Considering the Female Midlife Crisis Novel
Speaking of bodily reboots, I’m thinking about the female midlife crisis novel/memoir/autofiction, which seems to be everywhere right now. Maybe there’s also something in the air with the Republican animosity towards “childless cat women” and “women’s bodily autonomy” but it’s sort of a counterpoint to decades (and centuries) of men’s midlife crisis books, too. Miranda July’s All Fours is all the critics are talking about, and they’re like “a novel about perimenopause for the first time ever!” which is definitely not true, because you could consider some of Virginia Woolf and Doris Lessing’s books that dealt with similar subject matter, and I know Lesley Wheeler wrote a fascinating book about the subject that didn’t get enough attention called Unbecoming that came out about year or so ago. (Totally worth reading and much more fun than some of the other books I’ve read!) Also read Liars by Sarah Manguso, which belongs in the same category and came out recently, but I could also include Maggie Smith’s You Could Make This Place Beautiful and Sabrina Orah Mark’s fairy-tale autofiction/memoir book Happily. I mean, not all of these books are exactly the same, but they circle around some of the same subject matter – women at midlife reconsidering being a wife and/or mother, dealing with lack of fulfillment in their work and home lives, reckoning with their achievements, illnesses, choices, etc. All Fours and Liars both talk way more about masturbation and sex and other bodily functions, maybe (but probably not more than Doris Lessing?) but this has been something that’s been a palpable movement in the world of memoir and literary fiction. A LOT of these books seem somewhat depressing to me—the subject matter especially of terrible husbands who cheat, then leave, but it turns out they were always terrible—not empowering, which is what I guess I would like to see instead? But hey, these things take time. The critics are right that this kind of novel is sort of…novel in the world of midlife crisis memoirs and novels. But can a woman’s midlife and perimenopause/menopause be an empowering time? I hope the answer is not NO, as I am still in perimenopause and wondering if the sleep disruptions are part of it, or any time I feel grumpy, frumpy, or disenchanted. Anyway, chime in with empowering female midlife crisis readings suggestions in the comments if you want.

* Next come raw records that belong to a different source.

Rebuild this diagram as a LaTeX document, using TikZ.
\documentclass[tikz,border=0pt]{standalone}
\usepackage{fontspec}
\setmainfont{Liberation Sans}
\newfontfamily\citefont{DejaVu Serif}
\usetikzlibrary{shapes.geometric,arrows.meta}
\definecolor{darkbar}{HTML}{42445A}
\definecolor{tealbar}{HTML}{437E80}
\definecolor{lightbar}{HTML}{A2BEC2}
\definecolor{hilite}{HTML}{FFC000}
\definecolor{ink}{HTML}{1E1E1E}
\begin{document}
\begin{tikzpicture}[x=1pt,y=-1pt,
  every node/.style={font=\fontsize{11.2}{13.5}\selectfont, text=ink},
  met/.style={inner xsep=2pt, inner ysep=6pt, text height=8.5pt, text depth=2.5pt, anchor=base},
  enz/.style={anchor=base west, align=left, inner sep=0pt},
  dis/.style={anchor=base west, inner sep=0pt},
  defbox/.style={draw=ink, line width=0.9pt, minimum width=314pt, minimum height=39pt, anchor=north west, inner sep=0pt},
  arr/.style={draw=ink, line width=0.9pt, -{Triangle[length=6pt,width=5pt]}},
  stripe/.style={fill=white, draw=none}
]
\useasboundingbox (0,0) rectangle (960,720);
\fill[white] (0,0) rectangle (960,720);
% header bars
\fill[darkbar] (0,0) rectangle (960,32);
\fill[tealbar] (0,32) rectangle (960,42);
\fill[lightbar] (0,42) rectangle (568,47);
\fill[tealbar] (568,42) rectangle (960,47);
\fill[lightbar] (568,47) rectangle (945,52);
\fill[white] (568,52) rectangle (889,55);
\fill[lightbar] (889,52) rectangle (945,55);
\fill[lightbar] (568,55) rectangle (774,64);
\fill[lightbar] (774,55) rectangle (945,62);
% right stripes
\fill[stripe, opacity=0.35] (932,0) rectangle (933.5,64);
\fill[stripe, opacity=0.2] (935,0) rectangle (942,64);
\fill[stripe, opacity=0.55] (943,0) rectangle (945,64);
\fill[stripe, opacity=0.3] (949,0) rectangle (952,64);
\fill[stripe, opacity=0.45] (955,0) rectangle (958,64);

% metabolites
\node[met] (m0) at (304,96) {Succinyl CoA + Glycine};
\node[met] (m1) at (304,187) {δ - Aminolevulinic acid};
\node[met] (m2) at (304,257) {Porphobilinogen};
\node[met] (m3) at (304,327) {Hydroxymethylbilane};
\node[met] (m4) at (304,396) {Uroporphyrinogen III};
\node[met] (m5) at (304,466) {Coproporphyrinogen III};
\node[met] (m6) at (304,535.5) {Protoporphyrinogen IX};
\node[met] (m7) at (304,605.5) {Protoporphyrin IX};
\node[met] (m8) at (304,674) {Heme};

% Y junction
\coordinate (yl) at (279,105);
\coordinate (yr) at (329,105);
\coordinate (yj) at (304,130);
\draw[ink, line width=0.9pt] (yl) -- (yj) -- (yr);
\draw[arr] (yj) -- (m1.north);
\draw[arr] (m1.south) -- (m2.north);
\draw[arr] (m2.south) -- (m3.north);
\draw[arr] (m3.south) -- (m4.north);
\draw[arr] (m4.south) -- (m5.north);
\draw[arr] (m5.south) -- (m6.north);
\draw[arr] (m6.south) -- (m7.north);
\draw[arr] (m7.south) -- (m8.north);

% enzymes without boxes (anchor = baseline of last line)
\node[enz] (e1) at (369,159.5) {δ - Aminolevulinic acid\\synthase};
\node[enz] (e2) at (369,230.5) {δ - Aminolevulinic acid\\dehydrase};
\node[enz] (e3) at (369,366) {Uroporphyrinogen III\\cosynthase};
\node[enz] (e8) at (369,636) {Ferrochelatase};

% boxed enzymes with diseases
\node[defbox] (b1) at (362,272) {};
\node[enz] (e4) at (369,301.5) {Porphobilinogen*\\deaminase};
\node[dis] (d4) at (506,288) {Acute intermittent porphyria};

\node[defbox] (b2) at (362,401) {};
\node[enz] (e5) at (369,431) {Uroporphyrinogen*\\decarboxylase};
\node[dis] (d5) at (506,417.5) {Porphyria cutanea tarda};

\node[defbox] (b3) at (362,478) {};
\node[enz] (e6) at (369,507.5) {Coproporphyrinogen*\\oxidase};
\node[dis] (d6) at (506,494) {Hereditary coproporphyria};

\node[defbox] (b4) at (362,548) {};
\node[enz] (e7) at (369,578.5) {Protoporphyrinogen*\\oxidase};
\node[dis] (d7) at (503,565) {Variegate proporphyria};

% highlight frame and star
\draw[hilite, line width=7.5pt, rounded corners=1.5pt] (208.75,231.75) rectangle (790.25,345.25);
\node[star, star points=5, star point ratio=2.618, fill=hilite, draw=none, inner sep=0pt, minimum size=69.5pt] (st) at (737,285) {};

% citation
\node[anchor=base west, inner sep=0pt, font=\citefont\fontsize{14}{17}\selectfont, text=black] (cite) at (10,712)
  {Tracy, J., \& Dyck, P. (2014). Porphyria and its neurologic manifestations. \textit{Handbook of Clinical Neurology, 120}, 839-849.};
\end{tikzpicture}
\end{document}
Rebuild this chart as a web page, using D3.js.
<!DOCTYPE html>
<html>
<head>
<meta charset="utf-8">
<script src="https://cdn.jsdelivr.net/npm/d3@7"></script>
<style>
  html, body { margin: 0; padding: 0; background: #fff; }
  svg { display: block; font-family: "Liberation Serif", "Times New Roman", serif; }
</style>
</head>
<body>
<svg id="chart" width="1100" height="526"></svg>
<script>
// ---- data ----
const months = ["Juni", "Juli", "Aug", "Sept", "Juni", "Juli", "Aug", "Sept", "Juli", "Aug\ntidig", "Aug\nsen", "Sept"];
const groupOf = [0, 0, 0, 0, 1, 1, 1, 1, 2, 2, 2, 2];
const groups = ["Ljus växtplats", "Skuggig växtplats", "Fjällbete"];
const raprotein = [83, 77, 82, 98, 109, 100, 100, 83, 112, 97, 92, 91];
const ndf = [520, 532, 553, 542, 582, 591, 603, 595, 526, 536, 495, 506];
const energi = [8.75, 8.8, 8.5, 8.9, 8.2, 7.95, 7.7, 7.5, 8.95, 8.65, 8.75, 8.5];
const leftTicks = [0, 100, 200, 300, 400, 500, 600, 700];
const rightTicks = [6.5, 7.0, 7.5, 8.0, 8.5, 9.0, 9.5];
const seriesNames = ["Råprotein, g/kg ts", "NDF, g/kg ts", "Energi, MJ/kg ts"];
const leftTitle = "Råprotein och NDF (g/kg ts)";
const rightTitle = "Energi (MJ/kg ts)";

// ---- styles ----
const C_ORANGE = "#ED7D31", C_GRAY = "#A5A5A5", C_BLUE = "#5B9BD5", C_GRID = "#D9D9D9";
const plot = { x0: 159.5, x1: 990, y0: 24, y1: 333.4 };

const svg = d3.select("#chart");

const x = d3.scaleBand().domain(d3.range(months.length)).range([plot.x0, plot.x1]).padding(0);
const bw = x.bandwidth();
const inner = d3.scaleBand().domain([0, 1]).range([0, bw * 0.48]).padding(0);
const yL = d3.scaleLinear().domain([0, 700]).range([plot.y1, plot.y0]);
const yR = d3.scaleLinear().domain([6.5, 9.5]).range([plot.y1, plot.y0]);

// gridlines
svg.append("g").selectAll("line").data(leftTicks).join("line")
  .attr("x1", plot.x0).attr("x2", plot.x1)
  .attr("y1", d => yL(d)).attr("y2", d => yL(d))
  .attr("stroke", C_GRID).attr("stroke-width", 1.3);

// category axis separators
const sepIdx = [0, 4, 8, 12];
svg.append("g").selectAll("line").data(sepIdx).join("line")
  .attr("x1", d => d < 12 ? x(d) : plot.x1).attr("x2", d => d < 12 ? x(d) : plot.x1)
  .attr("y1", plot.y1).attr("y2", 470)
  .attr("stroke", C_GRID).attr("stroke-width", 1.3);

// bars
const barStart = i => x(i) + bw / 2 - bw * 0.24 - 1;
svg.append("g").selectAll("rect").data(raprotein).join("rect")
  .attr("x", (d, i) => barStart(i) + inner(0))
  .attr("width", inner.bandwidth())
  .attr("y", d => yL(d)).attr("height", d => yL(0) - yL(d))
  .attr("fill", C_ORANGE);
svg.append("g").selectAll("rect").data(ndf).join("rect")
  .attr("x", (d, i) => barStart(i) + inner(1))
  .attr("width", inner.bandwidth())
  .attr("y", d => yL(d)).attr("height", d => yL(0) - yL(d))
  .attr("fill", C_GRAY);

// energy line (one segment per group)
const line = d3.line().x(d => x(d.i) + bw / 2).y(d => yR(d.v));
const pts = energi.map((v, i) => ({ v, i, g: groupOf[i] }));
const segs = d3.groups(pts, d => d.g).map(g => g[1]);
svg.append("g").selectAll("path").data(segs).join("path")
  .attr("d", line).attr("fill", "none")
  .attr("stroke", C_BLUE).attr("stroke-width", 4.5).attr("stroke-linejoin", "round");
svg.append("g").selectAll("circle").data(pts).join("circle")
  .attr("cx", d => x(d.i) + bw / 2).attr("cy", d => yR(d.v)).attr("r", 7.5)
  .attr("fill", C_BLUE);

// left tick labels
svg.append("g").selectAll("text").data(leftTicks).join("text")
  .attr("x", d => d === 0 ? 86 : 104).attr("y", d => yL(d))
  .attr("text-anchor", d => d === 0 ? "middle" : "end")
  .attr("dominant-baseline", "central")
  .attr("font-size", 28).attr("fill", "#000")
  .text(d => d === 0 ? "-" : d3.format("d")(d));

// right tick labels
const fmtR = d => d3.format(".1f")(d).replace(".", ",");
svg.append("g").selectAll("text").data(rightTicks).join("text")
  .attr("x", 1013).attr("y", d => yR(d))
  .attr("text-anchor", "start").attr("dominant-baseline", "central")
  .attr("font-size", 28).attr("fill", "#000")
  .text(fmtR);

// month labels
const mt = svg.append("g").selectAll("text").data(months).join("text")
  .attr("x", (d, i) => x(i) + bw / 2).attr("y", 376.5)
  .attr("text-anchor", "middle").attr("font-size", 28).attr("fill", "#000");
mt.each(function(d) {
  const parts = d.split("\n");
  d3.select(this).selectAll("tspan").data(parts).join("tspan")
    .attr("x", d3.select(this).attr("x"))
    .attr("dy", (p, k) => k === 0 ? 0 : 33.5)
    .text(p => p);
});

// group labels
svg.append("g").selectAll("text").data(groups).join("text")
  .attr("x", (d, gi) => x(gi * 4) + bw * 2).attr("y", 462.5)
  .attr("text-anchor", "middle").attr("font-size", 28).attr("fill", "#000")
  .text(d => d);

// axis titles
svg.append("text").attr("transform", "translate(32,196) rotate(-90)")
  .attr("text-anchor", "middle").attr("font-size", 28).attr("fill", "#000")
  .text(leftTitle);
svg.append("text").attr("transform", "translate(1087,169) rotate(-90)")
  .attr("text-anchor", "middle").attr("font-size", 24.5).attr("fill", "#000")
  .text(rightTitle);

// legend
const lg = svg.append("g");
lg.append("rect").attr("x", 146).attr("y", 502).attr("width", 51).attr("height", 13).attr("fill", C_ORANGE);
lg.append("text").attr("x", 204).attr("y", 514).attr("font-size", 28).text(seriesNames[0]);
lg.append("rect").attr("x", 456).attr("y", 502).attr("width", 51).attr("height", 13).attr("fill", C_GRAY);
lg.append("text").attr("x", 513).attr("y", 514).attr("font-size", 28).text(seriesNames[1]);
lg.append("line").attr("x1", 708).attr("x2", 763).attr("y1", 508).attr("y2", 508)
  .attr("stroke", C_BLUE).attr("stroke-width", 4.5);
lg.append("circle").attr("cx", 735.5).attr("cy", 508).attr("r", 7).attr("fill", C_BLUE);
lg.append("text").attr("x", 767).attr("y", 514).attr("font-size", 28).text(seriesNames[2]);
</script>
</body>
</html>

How to Know if a Manuscript is Ready
Using these rainy, sleepless nights to catch up on work—making a tutorial, judging a poetry contest—and working on my seventh book manuscript, which I thought was done two years ago but then I added a lot more to it, and now I’m looking at an unwieldy hundred-page monster that I need to edit down and somehow make into a unified thing. Knowing when and if a poetry manuscript is ready is an art, not a science—sometimes they’ll need a tweak, like a title change and a shifting of first poem—and sometimes they’ll need an overhaul, which is what I’m doing right now—before they’re ready to send to a publisher, and it’s difficult sometimes to make that judgement. Especially when one is sleep deprived and half-sick. I usually write a good solid collection of poems around a single theme, but because the covid-19 pandemic happened in middle of writing these poems, it’s been tough to reign it in. Anyway, I hope to have it in somewhat finished form by October. That’s my goal, anyway.